The data:
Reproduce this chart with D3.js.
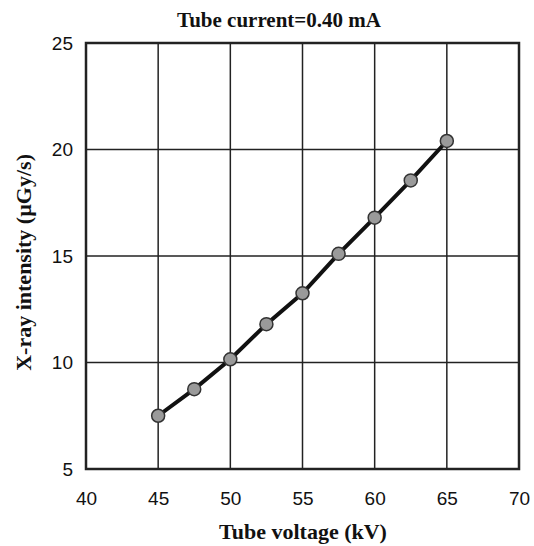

---

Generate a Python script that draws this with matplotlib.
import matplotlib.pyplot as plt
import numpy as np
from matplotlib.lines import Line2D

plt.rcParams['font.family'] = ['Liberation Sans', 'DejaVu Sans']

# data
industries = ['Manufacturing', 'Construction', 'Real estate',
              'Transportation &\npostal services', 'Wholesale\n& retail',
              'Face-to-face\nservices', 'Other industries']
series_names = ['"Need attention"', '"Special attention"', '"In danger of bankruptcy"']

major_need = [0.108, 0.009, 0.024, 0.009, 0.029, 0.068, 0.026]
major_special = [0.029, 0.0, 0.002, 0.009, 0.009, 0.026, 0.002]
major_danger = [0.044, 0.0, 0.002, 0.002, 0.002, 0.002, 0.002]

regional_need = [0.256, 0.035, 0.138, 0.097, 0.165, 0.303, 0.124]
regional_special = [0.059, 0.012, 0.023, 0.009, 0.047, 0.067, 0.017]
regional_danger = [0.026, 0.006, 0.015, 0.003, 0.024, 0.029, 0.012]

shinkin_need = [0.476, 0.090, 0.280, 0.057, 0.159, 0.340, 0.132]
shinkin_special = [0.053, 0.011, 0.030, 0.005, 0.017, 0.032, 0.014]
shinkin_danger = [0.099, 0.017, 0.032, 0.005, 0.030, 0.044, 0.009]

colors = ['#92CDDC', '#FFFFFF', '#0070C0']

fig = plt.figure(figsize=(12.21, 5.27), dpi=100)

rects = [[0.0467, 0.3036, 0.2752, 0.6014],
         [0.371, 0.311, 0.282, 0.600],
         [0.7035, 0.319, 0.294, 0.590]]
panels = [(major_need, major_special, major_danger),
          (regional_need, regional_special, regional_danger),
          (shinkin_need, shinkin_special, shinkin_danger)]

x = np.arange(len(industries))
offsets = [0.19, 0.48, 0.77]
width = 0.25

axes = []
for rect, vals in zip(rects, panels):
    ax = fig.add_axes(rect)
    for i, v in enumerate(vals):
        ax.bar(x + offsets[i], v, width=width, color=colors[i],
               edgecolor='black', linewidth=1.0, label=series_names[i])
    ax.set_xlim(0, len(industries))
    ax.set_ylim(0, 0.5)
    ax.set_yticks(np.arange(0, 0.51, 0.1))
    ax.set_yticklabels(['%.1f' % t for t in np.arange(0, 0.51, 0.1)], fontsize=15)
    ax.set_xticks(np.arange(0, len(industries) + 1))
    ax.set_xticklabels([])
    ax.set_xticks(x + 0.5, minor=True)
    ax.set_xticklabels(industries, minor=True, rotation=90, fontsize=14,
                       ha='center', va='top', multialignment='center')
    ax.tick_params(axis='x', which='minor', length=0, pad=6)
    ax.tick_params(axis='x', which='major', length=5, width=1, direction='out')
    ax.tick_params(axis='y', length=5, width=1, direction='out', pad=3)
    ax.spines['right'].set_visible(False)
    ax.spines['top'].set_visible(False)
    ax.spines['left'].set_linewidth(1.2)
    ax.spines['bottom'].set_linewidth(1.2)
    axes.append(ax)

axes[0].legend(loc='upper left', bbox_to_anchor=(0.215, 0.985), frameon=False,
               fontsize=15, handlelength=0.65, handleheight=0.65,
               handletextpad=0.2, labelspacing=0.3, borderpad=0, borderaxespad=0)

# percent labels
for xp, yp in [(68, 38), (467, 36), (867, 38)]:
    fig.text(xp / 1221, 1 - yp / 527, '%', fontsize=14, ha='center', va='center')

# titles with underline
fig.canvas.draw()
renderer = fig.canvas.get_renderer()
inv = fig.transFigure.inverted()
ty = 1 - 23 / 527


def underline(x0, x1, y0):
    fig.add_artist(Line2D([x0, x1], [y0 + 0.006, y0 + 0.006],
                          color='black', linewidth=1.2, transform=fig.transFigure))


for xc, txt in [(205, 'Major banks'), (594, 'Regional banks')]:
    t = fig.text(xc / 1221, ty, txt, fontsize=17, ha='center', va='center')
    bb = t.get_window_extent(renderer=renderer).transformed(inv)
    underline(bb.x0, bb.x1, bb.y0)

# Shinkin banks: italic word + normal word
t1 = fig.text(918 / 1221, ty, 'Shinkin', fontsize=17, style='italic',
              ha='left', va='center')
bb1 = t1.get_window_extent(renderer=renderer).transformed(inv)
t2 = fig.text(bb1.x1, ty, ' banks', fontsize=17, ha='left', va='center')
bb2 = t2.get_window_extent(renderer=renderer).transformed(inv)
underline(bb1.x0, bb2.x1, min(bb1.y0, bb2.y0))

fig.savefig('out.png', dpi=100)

---

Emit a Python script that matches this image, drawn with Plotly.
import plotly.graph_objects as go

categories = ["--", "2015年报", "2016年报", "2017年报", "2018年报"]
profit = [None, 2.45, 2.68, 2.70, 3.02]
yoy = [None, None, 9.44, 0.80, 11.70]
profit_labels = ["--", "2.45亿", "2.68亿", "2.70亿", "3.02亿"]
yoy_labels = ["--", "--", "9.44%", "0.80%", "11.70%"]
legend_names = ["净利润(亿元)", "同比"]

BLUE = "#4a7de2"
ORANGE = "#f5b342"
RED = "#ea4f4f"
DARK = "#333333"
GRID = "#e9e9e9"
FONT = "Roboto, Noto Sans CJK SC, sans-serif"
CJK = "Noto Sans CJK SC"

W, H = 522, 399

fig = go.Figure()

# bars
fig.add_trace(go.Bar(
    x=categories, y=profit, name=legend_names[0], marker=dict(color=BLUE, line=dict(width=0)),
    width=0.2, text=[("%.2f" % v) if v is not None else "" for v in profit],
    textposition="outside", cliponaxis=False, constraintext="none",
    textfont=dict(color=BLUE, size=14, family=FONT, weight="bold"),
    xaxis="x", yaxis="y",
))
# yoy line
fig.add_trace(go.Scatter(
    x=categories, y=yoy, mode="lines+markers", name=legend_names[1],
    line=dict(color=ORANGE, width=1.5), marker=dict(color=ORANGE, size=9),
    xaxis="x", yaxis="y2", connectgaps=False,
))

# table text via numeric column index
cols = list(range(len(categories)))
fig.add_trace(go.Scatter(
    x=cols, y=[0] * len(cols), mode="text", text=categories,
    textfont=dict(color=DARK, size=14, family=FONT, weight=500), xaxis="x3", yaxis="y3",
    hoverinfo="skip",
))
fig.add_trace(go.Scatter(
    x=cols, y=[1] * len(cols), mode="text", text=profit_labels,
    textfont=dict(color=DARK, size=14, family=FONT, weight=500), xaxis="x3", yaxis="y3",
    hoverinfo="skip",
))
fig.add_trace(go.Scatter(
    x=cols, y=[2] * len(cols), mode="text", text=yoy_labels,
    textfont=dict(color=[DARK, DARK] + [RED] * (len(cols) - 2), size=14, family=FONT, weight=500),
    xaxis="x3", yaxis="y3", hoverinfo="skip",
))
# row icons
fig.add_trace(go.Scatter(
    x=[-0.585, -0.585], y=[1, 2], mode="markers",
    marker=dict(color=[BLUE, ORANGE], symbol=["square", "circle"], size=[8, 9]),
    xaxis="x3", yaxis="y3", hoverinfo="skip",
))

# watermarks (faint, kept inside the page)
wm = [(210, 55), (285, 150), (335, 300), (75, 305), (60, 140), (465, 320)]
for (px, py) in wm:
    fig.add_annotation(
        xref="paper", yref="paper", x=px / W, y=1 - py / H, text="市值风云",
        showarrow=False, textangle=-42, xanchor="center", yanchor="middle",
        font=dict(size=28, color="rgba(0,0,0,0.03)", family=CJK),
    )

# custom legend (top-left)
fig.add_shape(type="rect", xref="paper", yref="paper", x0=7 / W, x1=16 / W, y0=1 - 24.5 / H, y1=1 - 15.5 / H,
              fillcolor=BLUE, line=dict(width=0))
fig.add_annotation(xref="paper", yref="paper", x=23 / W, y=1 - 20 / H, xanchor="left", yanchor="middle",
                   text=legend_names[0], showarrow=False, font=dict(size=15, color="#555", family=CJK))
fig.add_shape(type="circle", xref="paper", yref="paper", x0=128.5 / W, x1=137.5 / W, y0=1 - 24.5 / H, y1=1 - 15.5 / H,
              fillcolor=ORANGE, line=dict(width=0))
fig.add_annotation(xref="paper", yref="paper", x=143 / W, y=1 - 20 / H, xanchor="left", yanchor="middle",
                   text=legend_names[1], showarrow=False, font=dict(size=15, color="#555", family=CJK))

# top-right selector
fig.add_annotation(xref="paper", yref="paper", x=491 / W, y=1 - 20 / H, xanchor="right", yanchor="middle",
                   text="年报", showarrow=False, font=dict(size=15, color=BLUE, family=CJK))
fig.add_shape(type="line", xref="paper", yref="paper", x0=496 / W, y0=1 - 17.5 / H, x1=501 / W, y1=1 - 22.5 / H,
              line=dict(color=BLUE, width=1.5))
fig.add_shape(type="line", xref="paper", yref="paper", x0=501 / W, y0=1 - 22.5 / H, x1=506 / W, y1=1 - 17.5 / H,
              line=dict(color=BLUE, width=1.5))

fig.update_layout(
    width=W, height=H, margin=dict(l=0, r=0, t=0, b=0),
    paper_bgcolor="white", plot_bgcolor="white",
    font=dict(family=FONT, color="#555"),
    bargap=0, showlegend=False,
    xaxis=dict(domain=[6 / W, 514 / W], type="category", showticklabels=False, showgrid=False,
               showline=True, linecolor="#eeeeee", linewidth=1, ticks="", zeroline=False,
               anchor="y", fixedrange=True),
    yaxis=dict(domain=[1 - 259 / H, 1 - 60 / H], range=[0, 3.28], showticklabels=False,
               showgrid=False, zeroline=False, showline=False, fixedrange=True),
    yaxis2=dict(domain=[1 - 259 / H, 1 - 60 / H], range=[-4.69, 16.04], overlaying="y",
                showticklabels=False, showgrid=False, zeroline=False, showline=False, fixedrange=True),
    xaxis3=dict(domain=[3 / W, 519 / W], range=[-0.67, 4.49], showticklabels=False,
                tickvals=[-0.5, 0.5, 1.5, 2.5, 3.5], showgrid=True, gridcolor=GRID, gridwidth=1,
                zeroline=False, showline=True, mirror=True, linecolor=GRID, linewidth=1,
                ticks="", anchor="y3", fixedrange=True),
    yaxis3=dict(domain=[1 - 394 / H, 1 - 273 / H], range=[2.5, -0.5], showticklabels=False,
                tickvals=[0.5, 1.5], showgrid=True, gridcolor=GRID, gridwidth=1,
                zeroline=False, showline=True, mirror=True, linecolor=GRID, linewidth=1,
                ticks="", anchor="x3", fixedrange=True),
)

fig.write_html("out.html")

What you should do:
Everything from the line with "Emit a Python" through the line with "import plotly.graph_objects as go" is to be output exactly; leave out all other lines.

Response below:
Emit a Python script that matches this image, drawn with Plotly.
import plotly.graph_objects as go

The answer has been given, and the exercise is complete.